US court voids mass layoffs at Voice of America parent


By AFP
March 8, 2026


President Donald Trump has ordered a funding freeze on US-funded outlets such as Voice of America and Radio Free Europe/Radio Liberty - Copyright DVIDS/AFP -

A federal judge ruled Saturday that President Donald Trump’s pick to oversee mass layoffs at Voice of America and other government-funded media was unlawfully appointed, rendering the job cuts invalid.

Kari Lake, a former TV anchor, was hired by Trump to head the US Agency for Global Media, part of his administration’s efforts to clamp down on what he considers unfriendly journalism.

She soon announced funding and job cuts, including the dismissal of more than 500 employees of Voice of America, created in the wake of World War II as a key instrument of American soft power worldwide.

Employees sued Lake over the firings, which were temporarily halted last September pending judicial review.

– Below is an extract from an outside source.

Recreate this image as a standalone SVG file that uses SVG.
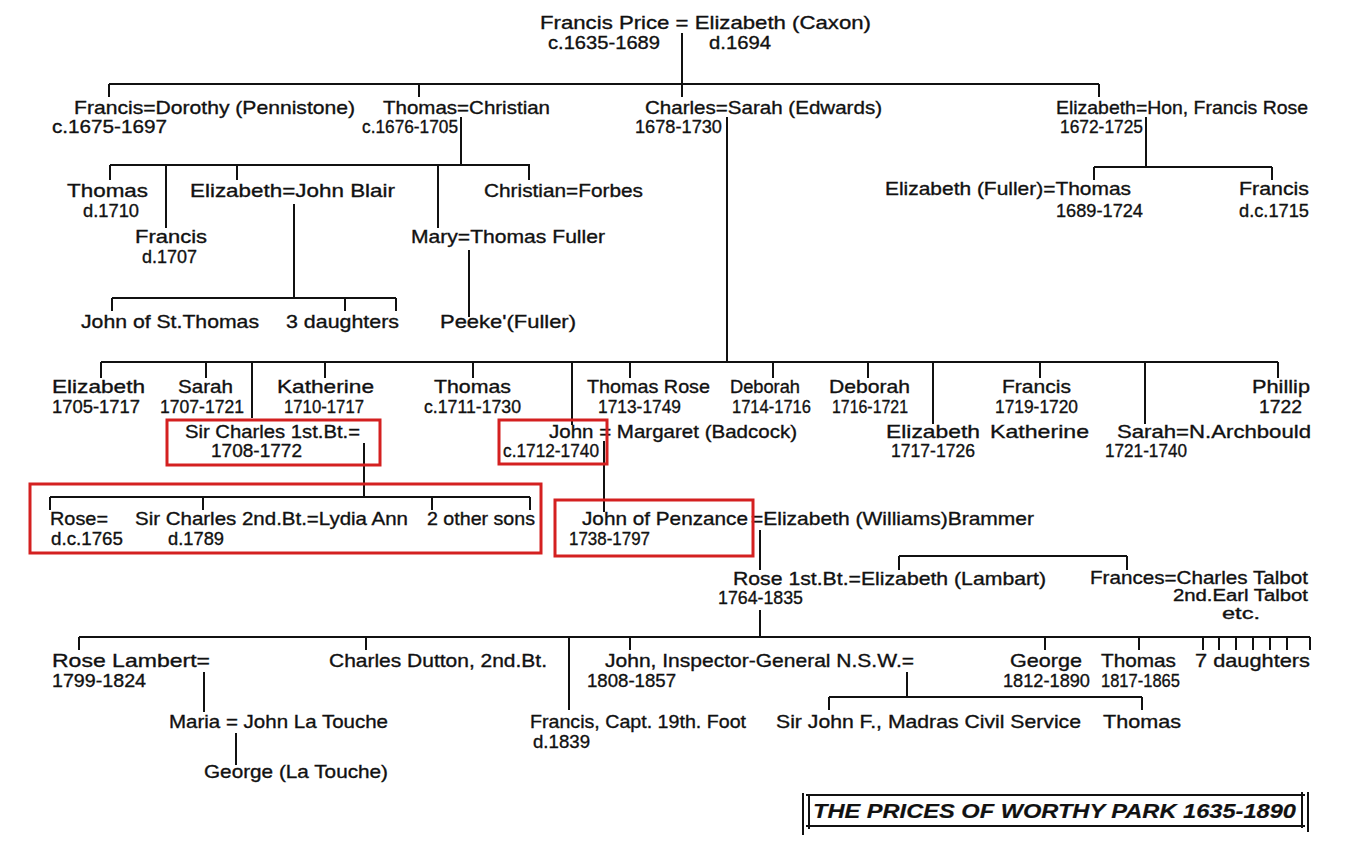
<svg xmlns="http://www.w3.org/2000/svg" width="1351" height="862" viewBox="0 0 1351 862">
<style>
text{font-family:"Liberation Sans",Arial,sans-serif;font-size:19px;fill:#111;stroke:#111;stroke-width:0.35}
.sm{font-size:16px}
.ln{stroke:#111;stroke-width:2;fill:none}
.box{stroke:#d42020;stroke-width:3;fill:none}
.title{font-family:"Liberation Sans",Arial,sans-serif;font-size:21px;font-weight:bold;font-style:italic;stroke-width:0.2}
</style>
<rect width="1351" height="862" fill="#fff"/>
<g id="connectors" class="ln">
<path d="M682 33V97M109 84H1099M109 84V97M419 84V97M1099 84V97"/>
<path d="M461 117V165M110 165H530M110 165V180M166 165V228M237 165V180M438 165V228M529 165V180"/>
<path d="M294 204V298M112 298H396M112 298V311M345 298V311M396 298V311M469 250V317"/>
<path d="M1146 117V167M1094 167H1272M1094 167V180M1272 167V180"/>
<path d="M727 117V362M101 362H1278M101 362V378M206 362V378M252 362V418M325 362V378M473 362V378M572 362V425M630 362V378M773 362V378M868 362V378M933 362V424M1040 362V378M1145 362V424M1278 362V378"/>
<path d="M364 443V497M50 497H530M50 497V510M203 497V510M432 497V510M530 497V510M604 441V512"/>
<path d="M760 530V570M899 556H1127M899 556V570M1127 556V570M760 610V637"/>
<path d="M79 637H1310M79 637V650M366 637V650M569 637V710M630 637V650M1045 637V650M1139 637V650M1203 637V650M1219 637V650M1236 637V650M1253 637V650M1270 637V650M1287 637V650M1310 637V650"/>
<path d="M204 672V712M236 733V765M907 672V697M829 697H1142M829 697V710M1142 697V710"/>
</g>
<g id="n-francis-price"><text x="540" y="29" lengthAdjust="spacingAndGlyphs" textLength="331">Francis Price = Elizabeth (Caxon)</text><text x="548" y="49" lengthAdjust="spacingAndGlyphs" textLength="112">c.1635-1689</text><text x="709" y="49" lengthAdjust="spacingAndGlyphs" textLength="62">d.1694</text></g>
<g id="n-francis"><text x="74" y="114" lengthAdjust="spacingAndGlyphs" textLength="281">Francis=Dorothy (Pennistone)</text><text x="52" y="133" lengthAdjust="spacingAndGlyphs" textLength="115">c.1675-1697</text></g>
<g id="n-thomas"><text x="383" y="114" lengthAdjust="spacingAndGlyphs" textLength="167">Thomas=Christian</text><text x="362" y="133" lengthAdjust="spacingAndGlyphs" textLength="96">c.1676-1705</text></g>
<g id="n-charles"><text x="645" y="114" lengthAdjust="spacingAndGlyphs" textLength="237">Charles=Sarah (Edwards)</text><text x="635" y="133" lengthAdjust="spacingAndGlyphs" textLength="87">1678-1730</text></g>
<g id="n-elizabeth-rose"><text x="1056" y="114" lengthAdjust="spacingAndGlyphs" textLength="252">Elizabeth=Hon, Francis Rose</text><text x="1060" y="133" lengthAdjust="spacingAndGlyphs" textLength="83">1672-1725</text></g>
<g id="n-thomas-d1710"><text x="67" y="197" lengthAdjust="spacingAndGlyphs" textLength="81">Thomas</text><text x="83" y="217" lengthAdjust="spacingAndGlyphs" textLength="56">d.1710</text></g>
<g id="n-francis-d1707"><text x="135" y="243" lengthAdjust="spacingAndGlyphs" textLength="72">Francis</text><text x="142" y="263" lengthAdjust="spacingAndGlyphs" textLength="55">d.1707</text></g>
<g id="n-elizabeth-blair"><text x="190" y="197" lengthAdjust="spacingAndGlyphs" textLength="205">Elizabeth=John Blair</text></g>
<g id="n-christian"><text x="484" y="197" lengthAdjust="spacingAndGlyphs" textLength="159">Christian=Forbes</text></g>
<g id="n-mary"><text x="411" y="243" lengthAdjust="spacingAndGlyphs" textLength="194">Mary=Thomas Fuller</text></g>
<g id="n-john-st-thomas"><text x="81" y="328" lengthAdjust="spacingAndGlyphs" textLength="178">John of St.Thomas</text></g>
<g id="n-3-daughters"><text x="286" y="328" lengthAdjust="spacingAndGlyphs" textLength="113">3 daughters</text></g>
<g id="n-peeke"><text x="440" y="328" lengthAdjust="spacingAndGlyphs" textLength="136">Peeke'(Fuller)</text></g>
<g id="n-elizabeth-fuller"><text x="885" y="195" lengthAdjust="spacingAndGlyphs" textLength="246">Elizabeth (Fuller)=Thomas</text><text x="1056" y="217" lengthAdjust="spacingAndGlyphs" textLength="87">1689-1724</text></g>
<g id="n-francis-rose"><text x="1239" y="195" lengthAdjust="spacingAndGlyphs" textLength="70">Francis</text><text x="1239" y="217" lengthAdjust="spacingAndGlyphs" textLength="70">d.c.1715</text></g>
<g id="n-elizabeth-1705"><text x="52" y="393" lengthAdjust="spacingAndGlyphs" textLength="93">Elizabeth</text><text x="52" y="413" lengthAdjust="spacingAndGlyphs" textLength="88">1705-1717</text></g>
<g id="n-sarah-1707"><text x="178" y="393" lengthAdjust="spacingAndGlyphs" textLength="55">Sarah</text><text x="160" y="413" lengthAdjust="spacingAndGlyphs" textLength="84">1707-1721</text></g>
<g id="n-katherine-1710"><text x="277" y="393" lengthAdjust="spacingAndGlyphs" textLength="97">Katherine</text><text x="284" y="413" lengthAdjust="spacingAndGlyphs" textLength="80">1710-1717</text></g>
<g id="n-thomas-1711"><text x="434" y="393" lengthAdjust="spacingAndGlyphs" textLength="77">Thomas</text><text x="424" y="413" lengthAdjust="spacingAndGlyphs" textLength="97">c.1711-1730</text></g>
<g id="n-thomas-rose"><text x="587" y="393" lengthAdjust="spacingAndGlyphs" textLength="123">Thomas Rose</text><text x="598" y="413" lengthAdjust="spacingAndGlyphs" textLength="83">1713-1749</text></g>
<g id="n-deborah-1714"><text x="730" y="393" lengthAdjust="spacingAndGlyphs" textLength="70">Deborah</text><text x="732" y="413" lengthAdjust="spacingAndGlyphs" textLength="79">1714-1716</text></g>
<g id="n-deborah-1716"><text x="829" y="393" lengthAdjust="spacingAndGlyphs" textLength="81">Deborah</text><text x="832" y="413" lengthAdjust="spacingAndGlyphs" textLength="76">1716-1721</text></g>
<g id="n-francis-1719"><text x="1002" y="393" lengthAdjust="spacingAndGlyphs" textLength="69">Francis</text><text x="995" y="413" lengthAdjust="spacingAndGlyphs" textLength="83">1719-1720</text></g>
<g id="n-phillip"><text x="1252" y="393" lengthAdjust="spacingAndGlyphs" textLength="58">Phillip</text><text x="1259" y="413" lengthAdjust="spacingAndGlyphs" textLength="43">1722</text></g>
<g id="n-sir-charles-1st"><text x="185" y="438" lengthAdjust="spacingAndGlyphs" textLength="175">Sir Charles 1st.Bt.=</text><text x="211" y="457" lengthAdjust="spacingAndGlyphs" textLength="91">1708-1772</text></g>
<g id="n-john-margaret"><text x="549" y="438" lengthAdjust="spacingAndGlyphs" textLength="248">John = Margaret (Badcock)</text><text x="503" y="457" lengthAdjust="spacingAndGlyphs" textLength="96">c.1712-1740</text></g>
<g id="n-elizabeth-1717"><text x="886" y="438" lengthAdjust="spacingAndGlyphs" textLength="94">Elizabeth</text><text x="891" y="457" lengthAdjust="spacingAndGlyphs" textLength="84">1717-1726</text></g>
<g id="n-katherine"><text x="990" y="438" lengthAdjust="spacingAndGlyphs" textLength="99">Katherine</text></g>
<g id="n-sarah-archbould"><text x="1117" y="438" lengthAdjust="spacingAndGlyphs" textLength="194">Sarah=N.Archbould</text><text x="1105" y="457" lengthAdjust="spacingAndGlyphs" textLength="82">1721-1740</text></g>
<g id="n-rose-dc1765"><text x="50" y="525" lengthAdjust="spacingAndGlyphs" textLength="58">Rose=</text><text x="51" y="545" lengthAdjust="spacingAndGlyphs" textLength="72">d.c.1765</text></g>
<g id="n-sir-charles-2nd"><text x="135" y="525" lengthAdjust="spacingAndGlyphs" textLength="273">Sir Charles 2nd.Bt.=Lydia Ann</text><text x="168" y="545" lengthAdjust="spacingAndGlyphs" textLength="56">d.1789</text></g>
<g id="n-2-other-sons"><text x="427" y="525" lengthAdjust="spacingAndGlyphs" textLength="108">2 other sons</text></g>
<g id="n-john-penzance"><text x="582" y="525" lengthAdjust="spacingAndGlyphs" textLength="166">John of Penzance</text><text x="751" y="525" lengthAdjust="spacingAndGlyphs" textLength="283">=Elizabeth (Williams)Brammer</text><text x="569" y="545" lengthAdjust="spacingAndGlyphs" textLength="81">1738-1797</text></g>
<g id="n-rose-1st"><text x="733" y="585" lengthAdjust="spacingAndGlyphs" textLength="313">Rose 1st.Bt.=Elizabeth (Lambart)</text><text x="718" y="604" lengthAdjust="spacingAndGlyphs" textLength="85">1764-1835</text></g>
<g id="n-frances"><text x="1090" y="584" lengthAdjust="spacingAndGlyphs" textLength="218">Frances=Charles Talbot</text><text class="sm" x="1173" y="601" lengthAdjust="spacingAndGlyphs" textLength="135">2nd.Earl Talbot</text><text class="sm" x="1222" y="619" lengthAdjust="spacingAndGlyphs" textLength="38">etc.</text></g>
<g id="n-rose-lambert"><text x="52" y="667" lengthAdjust="spacingAndGlyphs" textLength="158">Rose Lambert=</text><text x="52" y="687" lengthAdjust="spacingAndGlyphs" textLength="94">1799-1824</text></g>
<g id="n-charles-dutton"><text x="329" y="667" lengthAdjust="spacingAndGlyphs" textLength="218">Charles Dutton, 2nd.Bt.</text></g>
<g id="n-john-inspector"><text x="605" y="667" lengthAdjust="spacingAndGlyphs" textLength="309">John, Inspector-General N.S.W.=</text><text x="587" y="687" lengthAdjust="spacingAndGlyphs" textLength="89">1808-1857</text></g>
<g id="n-george-1812"><text x="1010" y="667" lengthAdjust="spacingAndGlyphs" textLength="72">George</text><text x="1003" y="687" lengthAdjust="spacingAndGlyphs" textLength="87">1812-1890</text></g>
<g id="n-thomas-1817"><text x="1101" y="667" lengthAdjust="spacingAndGlyphs" textLength="75">Thomas</text><text x="1101" y="687" lengthAdjust="spacingAndGlyphs" textLength="79">1817-1865</text></g>
<g id="n-7-daughters"><text x="1195" y="667" lengthAdjust="spacingAndGlyphs" textLength="115">7 daughters</text></g>
<g id="n-maria"><text x="169" y="728" lengthAdjust="spacingAndGlyphs" textLength="219">Maria = John La Touche</text></g>
<g id="n-george-latouche"><text x="204" y="778" lengthAdjust="spacingAndGlyphs" textLength="184">George (La Touche)</text></g>
<g id="n-francis-capt"><text x="530" y="728" lengthAdjust="spacingAndGlyphs" textLength="216">Francis, Capt. 19th. Foot</text><text x="533" y="748" lengthAdjust="spacingAndGlyphs" textLength="57">d.1839</text></g>
<g id="n-sir-john-f"><text x="776" y="728" lengthAdjust="spacingAndGlyphs" textLength="305">Sir John F., Madras Civil Service</text></g>
<g id="n-thomas-madras"><text x="1103" y="728" lengthAdjust="spacingAndGlyphs" textLength="78">Thomas</text></g>
<g id="title">
<path class="ln" d="M806 795H1305M806 826H1305M803 793V835M809 795V829M1302 792V828M1308 792V832"/>
<text class="title" x="813" y="818" lengthAdjust="spacingAndGlyphs" textLength="483">THE PRICES OF WORTHY PARK 1635-1890</text>
</g>
<g id="highlights">
<rect class="box" x="167" y="420" width="213" height="45"/>
<rect class="box" x="499" y="420" width="108" height="44"/>
<rect class="box" x="30" y="484" width="511" height="69"/>
<rect class="box" x="555" y="500" width="198" height="56"/>
</g>
</svg>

In his ruling, US District Judge Royce Lamberth determined that Lake’s appointment as senior advisor to the agency was made “in violation of the Appointments Clause and the Federal Vacancies Reform Act.”

As a result, he wrote, “any actions taken by Lake during her asserted tenure as acting CEO between July 31 and November 19, 2025, including but not limited to the August 9 reduction-in-force efforts…are void.”

The Agency for Global Media is an independent agency tasked with promoting democracy and countering propaganda overseas through entities that include VOA, Radio Free Europe, Radio Free Asia and the Office of Cuba Broadcasting.

Trump frequently attacks media outlets and denounced the editorial firewall at VOA that prevents the government from intervening in its coverage.

Lake, a Republican, unsuccessfully ran to be a US Senator representing Arizona in 2024.